WHAT TO PRODUCE:
Reading down the listing below, count the lines where the word "with" shows up, then give only that count.

DATA BLOCK:
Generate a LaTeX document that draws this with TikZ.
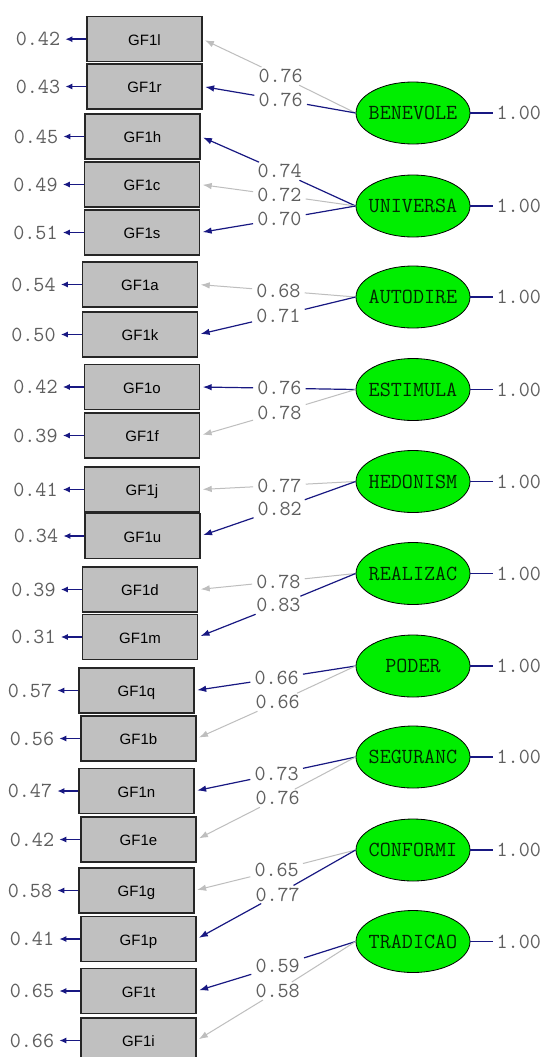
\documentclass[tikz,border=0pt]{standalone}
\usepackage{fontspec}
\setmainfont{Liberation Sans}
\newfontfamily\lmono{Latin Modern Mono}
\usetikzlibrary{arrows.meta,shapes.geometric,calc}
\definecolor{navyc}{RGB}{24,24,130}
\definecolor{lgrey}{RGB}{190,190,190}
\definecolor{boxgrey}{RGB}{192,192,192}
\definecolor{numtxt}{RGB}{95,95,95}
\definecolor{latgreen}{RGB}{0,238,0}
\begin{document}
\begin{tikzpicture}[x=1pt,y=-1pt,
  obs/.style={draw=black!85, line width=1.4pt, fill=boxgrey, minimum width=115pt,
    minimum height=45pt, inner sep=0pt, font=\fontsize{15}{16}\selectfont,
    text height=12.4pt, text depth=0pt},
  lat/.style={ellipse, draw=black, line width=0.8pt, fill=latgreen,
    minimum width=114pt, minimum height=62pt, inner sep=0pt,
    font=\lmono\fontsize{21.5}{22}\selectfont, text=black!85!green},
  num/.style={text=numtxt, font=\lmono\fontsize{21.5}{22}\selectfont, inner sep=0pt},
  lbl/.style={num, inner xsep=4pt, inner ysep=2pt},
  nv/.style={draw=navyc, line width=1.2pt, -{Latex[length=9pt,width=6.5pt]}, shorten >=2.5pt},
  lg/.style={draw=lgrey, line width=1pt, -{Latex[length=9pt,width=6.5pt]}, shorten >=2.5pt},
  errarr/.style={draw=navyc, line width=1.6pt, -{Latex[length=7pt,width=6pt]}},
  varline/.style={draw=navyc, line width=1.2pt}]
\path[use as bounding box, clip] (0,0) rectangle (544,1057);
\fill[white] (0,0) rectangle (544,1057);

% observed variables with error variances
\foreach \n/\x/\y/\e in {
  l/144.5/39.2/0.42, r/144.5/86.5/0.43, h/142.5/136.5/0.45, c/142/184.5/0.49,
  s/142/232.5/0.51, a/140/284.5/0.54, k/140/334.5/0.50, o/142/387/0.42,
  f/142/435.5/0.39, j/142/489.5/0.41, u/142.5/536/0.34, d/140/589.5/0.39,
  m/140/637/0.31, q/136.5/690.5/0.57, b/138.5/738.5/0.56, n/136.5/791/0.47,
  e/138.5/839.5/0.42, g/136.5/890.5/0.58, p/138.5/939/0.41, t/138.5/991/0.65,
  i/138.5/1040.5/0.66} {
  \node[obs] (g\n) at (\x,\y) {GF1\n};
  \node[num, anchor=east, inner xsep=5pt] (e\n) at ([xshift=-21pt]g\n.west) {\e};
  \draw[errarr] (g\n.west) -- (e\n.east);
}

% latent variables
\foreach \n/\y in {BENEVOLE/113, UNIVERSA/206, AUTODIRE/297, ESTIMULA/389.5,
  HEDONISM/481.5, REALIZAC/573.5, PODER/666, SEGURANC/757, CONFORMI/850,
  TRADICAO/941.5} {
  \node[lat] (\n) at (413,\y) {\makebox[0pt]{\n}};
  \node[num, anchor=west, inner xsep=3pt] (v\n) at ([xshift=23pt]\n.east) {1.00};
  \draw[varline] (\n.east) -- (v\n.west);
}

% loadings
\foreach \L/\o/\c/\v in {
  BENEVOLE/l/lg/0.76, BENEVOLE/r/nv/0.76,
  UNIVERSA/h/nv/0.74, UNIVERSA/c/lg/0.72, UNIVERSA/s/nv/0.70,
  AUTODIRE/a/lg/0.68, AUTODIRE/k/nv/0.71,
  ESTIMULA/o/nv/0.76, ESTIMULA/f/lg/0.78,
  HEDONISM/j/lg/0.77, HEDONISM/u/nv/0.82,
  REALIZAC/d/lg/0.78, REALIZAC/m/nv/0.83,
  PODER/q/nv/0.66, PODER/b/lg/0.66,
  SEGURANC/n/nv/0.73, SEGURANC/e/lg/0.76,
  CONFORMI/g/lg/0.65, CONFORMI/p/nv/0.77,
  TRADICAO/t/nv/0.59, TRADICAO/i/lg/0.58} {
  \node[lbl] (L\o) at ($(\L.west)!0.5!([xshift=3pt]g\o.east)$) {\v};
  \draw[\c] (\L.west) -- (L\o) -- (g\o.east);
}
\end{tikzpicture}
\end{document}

CORRECT OUTPUT:
2